EXERCISE: Begin at the top of the records below and return each line exactly through the line with "obs_c = [0.83, 1.413, 1.413, 1.561, 1.621, 1.551, 1.531]". Skip pictures.

Charts and diagrams as code:
>>>>>
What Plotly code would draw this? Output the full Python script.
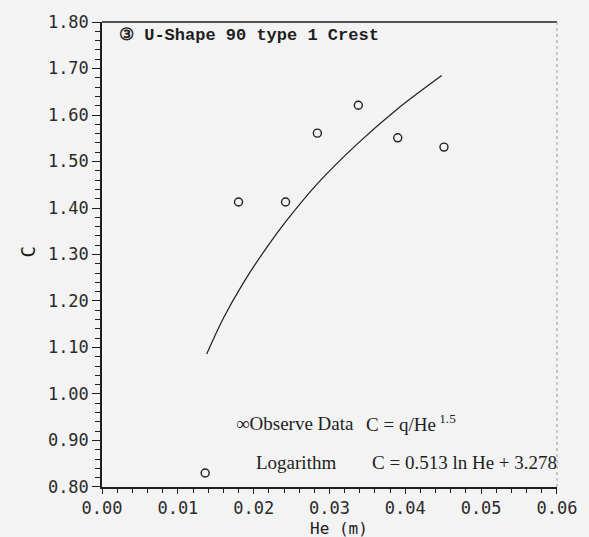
import plotly.graph_objects as go

# Observed data (He in m, discharge coefficient C)
obs_he = [0.0136, 0.0180, 0.0242, 0.0284, 0.0338, 0.0390, 0.0451]
obs_c = [0.83, 1.413, 1.413, 1.561, 1.621, 1.551, 1.531]

# Logarithmic fit curve
fit_he = [0.0138, 0.0160, 0.0186, 0.0218, 0.0242, 0.0285, 0.0336, 0.0388, 0.0448]
fit_c = [1.086, 1.163, 1.238, 1.317, 1.370, 1.454, 1.537, 1.611, 1.685]

title_text = "③ U-Shape 90 type 1 Crest"
x_title = "He (m)"
y_title = "C"
legend_obs = "∞Observe Data"
legend_obs_eq = "C = q/He<sup> 1.5</sup>"
legend_fit = "Logarithm"
legend_fit_eq = "C = 0.513 ln He + 3.278"

ink = "#1e1e1e"
bg = "#f3f3f3"
mono = "DejaVu Sans Mono"
serif = "Liberation Serif"

fig = go.Figure()
fig.add_trace(go.Scatter(
    x=fit_he, y=fit_c, mode="lines", line=dict(color=ink, width=1.2, shape="spline"),
    showlegend=False, hoverinfo="skip"))
fig.add_trace(go.Scatter(
    x=obs_he, y=obs_c, mode="markers",
    marker=dict(symbol="circle-open", size=8, color=ink, line=dict(width=1.4, color=ink)),
    showlegend=False))

axis_common = dict(
    showgrid=False, zeroline=False, showline=True, linecolor=ink, linewidth=1.5,
    ticks="outside", tickwidth=1.3, tickcolor=ink,
    tickfont=dict(family=mono, size=17, color="#2a2a2a"), tickformat=".2f",
)
fig.update_xaxes(range=[-0.00001, 0.06001], dtick=0.01, tick0=0, ticklen=5,
                 minor=dict(dtick=0.002, ticks="outside", ticklen=4, tickwidth=1.1, tickcolor=ink),
                 **axis_common)
fig.update_yaxes(range=[0.7999, 1.8001], dtick=0.1, tick0=0.8, ticklen=8,
                 minor=dict(dtick=0.02, ticks="outside", ticklen=5, tickwidth=1.1, tickcolor=ink),
                 **axis_common)

# frame: top solid, right dotted faint
fig.add_shape(type="line", xref="x domain", yref="y domain", x0=0, x1=1, y0=1, y1=1,
              line=dict(color=ink, width=1.5))
fig.add_shape(type="line", xref="x domain", yref="y domain", x0=1, x1=1, y0=0, y1=1,
              line=dict(color="#9a9a9a", width=1, dash="dot"))

ann = []
ann.append(dict(text=title_text, xref="paper", yref="paper", x=0.034, y=0.970,
                xanchor="left", yanchor="middle", showarrow=False,
                font=dict(family="Liberation Mono", size=17, color=ink, weight="bold")))
ann.append(dict(text=x_title, xref="paper", yref="paper", x=0.521, y=-0.089,
                xanchor="center", yanchor="middle", showarrow=False,
                font=dict(family=mono, size=16, color=ink)))
ann.append(dict(text=y_title, xref="paper", yref="paper", x=-0.163, y=0.506,
                xanchor="center", yanchor="middle", showarrow=False, textangle=-90,
                font=dict(family=mono, size=19, color=ink)))
ann.append(dict(text=legend_obs, xref="paper", yref="paper", x=0.290, y=0.137,
                xanchor="left", yanchor="middle", showarrow=False,
                font=dict(family=serif, size=19, color=ink)))
ann.append(dict(text=legend_obs_eq, xref="paper", yref="paper", x=0.576, y=0.137,
                xanchor="left", yanchor="middle", showarrow=False,
                font=dict(family=serif, size=19, color=ink)))
ann.append(dict(text=legend_fit, xref="paper", yref="paper", x=0.333, y=0.053,
                xanchor="left", yanchor="middle", showarrow=False,
                font=dict(family=serif, size=19, color=ink)))
ann.append(dict(text=legend_fit_eq, xref="paper", yref="paper", x=0.590, y=0.053,
                xanchor="left", yanchor="middle", showarrow=False,
                font=dict(family=serif, size=19, color=ink)))

fig.update_layout(
    width=589, height=537,
    margin=dict(l=102, r=21, t=19, b=50),
    paper_bgcolor=bg, plot_bgcolor=bg,
    annotations=ann,
    showlegend=False,
)

fig.write_html("out.html")
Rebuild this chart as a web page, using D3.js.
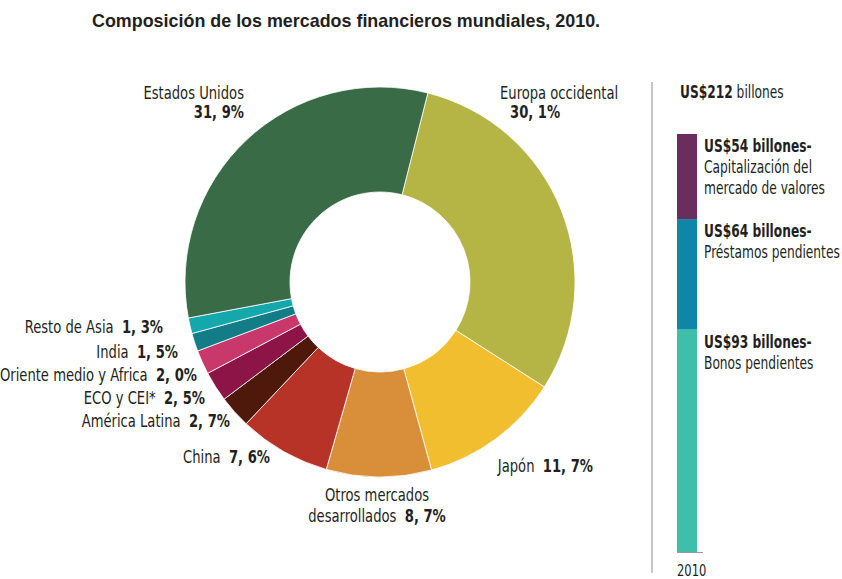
<!DOCTYPE html>
<html>
<head>
<meta charset="utf-8">
<script src="https://cdn.jsdelivr.net/npm/d3@7"></script>
<style>
  body { margin: 0; background: #fff; }
  text { font-family: "Liberation Sans Narrow", "DejaVu Sans Condensed", sans-serif; fill: #231f20; font-size: 17px; }
  .title { font-family: "Liberation Sans", sans-serif; font-weight: bold; font-size: 17.9px; }
  .b { font-weight: bold; }
</style>
</head>
<body>
<script>
'use strict';

// regions, clockwise from the top
var regions = ['Europa occidental', 'Japón', 'Otros mercados desarrollados', 'China', 'América Latina',
               'ECO y CEI*', 'Oriente medio y Africa', 'India', 'Resto de Asia', 'Estados Unidos'];
var shares = [30.1, 11.7, 8.7, 7.6, 2.7, 2.5, 2.0, 1.5, 1.3, 31.9];
var regionColors = ['#b4b545', '#f1be2f', '#d98e3a', '#b73327', '#4e190a',
                    '#8c1446', '#c9386a', '#127d87', '#14a8ac', '#386b46'];

// stacked bar, bottom to top
var barYear = '2010';
var barTotal = 212;
var parts = ['Bonos pendientes', 'Préstamos pendientes', 'Capitalización del|mercado de valores'];
var partValues = [93, 64, 54];
var partColors = ['#3dbfaa', '#0f86a8', '#6b2c5e'];

var w = 842, h = 579;
var svg = d3.select('body').append('svg').attr('width', w).attr('height', h);
var gap = '\u00a0\u00a0';

// a condensed text at x, y (the original uses a condensed face)
var label = function(x, y, anchor, squeeze) {
  return svg.append('g')
    .attr('transform', 'translate(' + x + ',' + y + ') scale(' + (squeeze || 0.86) + ',1)')
    .append('text')
    .attr('text-anchor', anchor || 'start');
};

svg.append('text').attr('class', 'title')
  .attr('x', 92).attr('y', 27)
  .text('Composición de los mercados financieros mundiales, 2010.');

// ---- donut ----
var cx = 380, cy = 282, rOut = 195, rIn = 90;
var a0 = 14.2 * Math.PI / 180;

var pie = d3.pie().sort(null).value(function(d) { return d; })
  .startAngle(a0).endAngle(a0 + 2 * Math.PI);
var arc = d3.arc().innerRadius(rIn).outerRadius(rOut);

var g = svg.append('g').attr('transform', 'translate(' + cx + ',' + cy + ')');
g.selectAll('path')
  .data(pie(shares))
  .enter()
  .append('path')
  .attr('d', arc)
  .attr('fill', function(d, i) { return regionColors[i]; })
  .attr('stroke', '#fff')
  .attr('stroke-width', 0.8);

var fmt = function(v) { return v.toFixed(1).replace('.', ', ') + '%'; };

// label placement (x, y of first baseline, anchor, layout)
var labelPos = {
  'Europa occidental':            {x: 500, y: 99,  anchor: 'start', stack: true, indent: 10},
  'Japón':                        {x: 593, y: 472, anchor: 'end'},
  'Otros mercados desarrollados': {x: 377, y: 501, anchor: 'middle', split: true},
  'China':                        {x: 270, y: 463, anchor: 'end'},
  'América Latina':               {x: 230, y: 427, anchor: 'end'},
  'ECO y CEI*':                   {x: 205, y: 404, anchor: 'end'},
  'Oriente medio y Africa':       {x: 197, y: 381, anchor: 'end'},
  'India':                        {x: 178, y: 358, anchor: 'end'},
  'Resto de Asia':                {x: 163, y: 333, anchor: 'end'},
  'Estados Unidos':               {x: 244, y: 99,  anchor: 'end', stack: true}
};

regions.forEach(function(name, i) {
  var p = labelPos[name];
  var t;
  if (p.stack) {
    label(p.x, p.y, p.anchor).text(name);
    label(p.x + (p.indent || 0), p.y + 19, p.anchor).attr('class', 'b').text(fmt(shares[i]));
  } else if (p.split) {
    label(p.x, p.y, 'middle').text('Otros mercados');
    t = label(p.x, p.y + 21, 'middle');
    t.append('tspan').text('desarrollados' + gap);
    t.append('tspan').attr('class', 'b').text(fmt(shares[i]));
  } else {
    t = label(p.x, p.y, p.anchor);
    t.append('tspan').text(name + gap);
    t.append('tspan').attr('class', 'b').text(fmt(shares[i]));
  }
});

// ---- stacked bar ----
var barX = 677, barW = 20, barTop = 134, barBottom = 552;
var stackTop = d3.sum(partValues);
// the original bar is drawn on a compressed scale
var y = d3.scalePow().exponent(0.77).domain([0, stackTop]).range([barBottom, barTop]);
var sq = 0.8;

svg.append('line')
  .attr('x1', 652).attr('x2', 652).attr('y1', 82).attr('y2', 573)
  .attr('stroke', '#b3b3b3').attr('stroke-width', 1.5);

var head = label(680, 98, 'start', sq);
head.append('tspan').attr('class', 'b').text('US$' + barTotal);
head.append('tspan').text(' billones');

var cum = 0;
var segs = partValues.map(function(v, i) {
  var s = {y0: cum, y1: cum + v, i: i};
  cum += v;
  return s;
});

svg.selectAll('.seg')
  .data(segs)
  .enter()
  .append('rect')
  .attr('class', 'seg')
  .attr('x', barX)
  .attr('width', barW)
  .attr('y', function(d) { return y(d.y1); })
  .attr('height', function(d) { return y(d.y0) - y(d.y1); })
  .attr('fill', function(d) { return partColors[d.i]; });

segs.forEach(function(d) {
  var ty = y(d.y1) + 18;
  var lines = parts[d.i].split('|');
  label(704, ty, 'start', sq).attr('class', 'b').text('US$' + partValues[d.i] + ' billones-');
  lines.forEach(function(l, k) {
    label(704, ty + 21 * (k + 1), 'start', sq).text(l);
  });
});

svg.append('line')
  .attr('x1', barX).attr('x2', barX + 26).attr('y1', barBottom + 0.5).attr('y2', barBottom + 0.5)
  .attr('stroke', '#999').attr('stroke-width', 1);

label(barX, 576, 'start', sq).style('font-size', '16px').text(barYear);
</script>
</body>
</html>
<<<<<
EXERCISE RESULT:
What Plotly code would draw this? Output the full Python script.
import plotly.graph_objects as go

# Observed data (He in m, discharge coefficient C)
obs_he = [0.0136, 0.0180, 0.0242, 0.0284, 0.0338, 0.0390, 0.0451]
obs_c = [0.83, 1.413, 1.413, 1.561, 1.621, 1.551, 1.531]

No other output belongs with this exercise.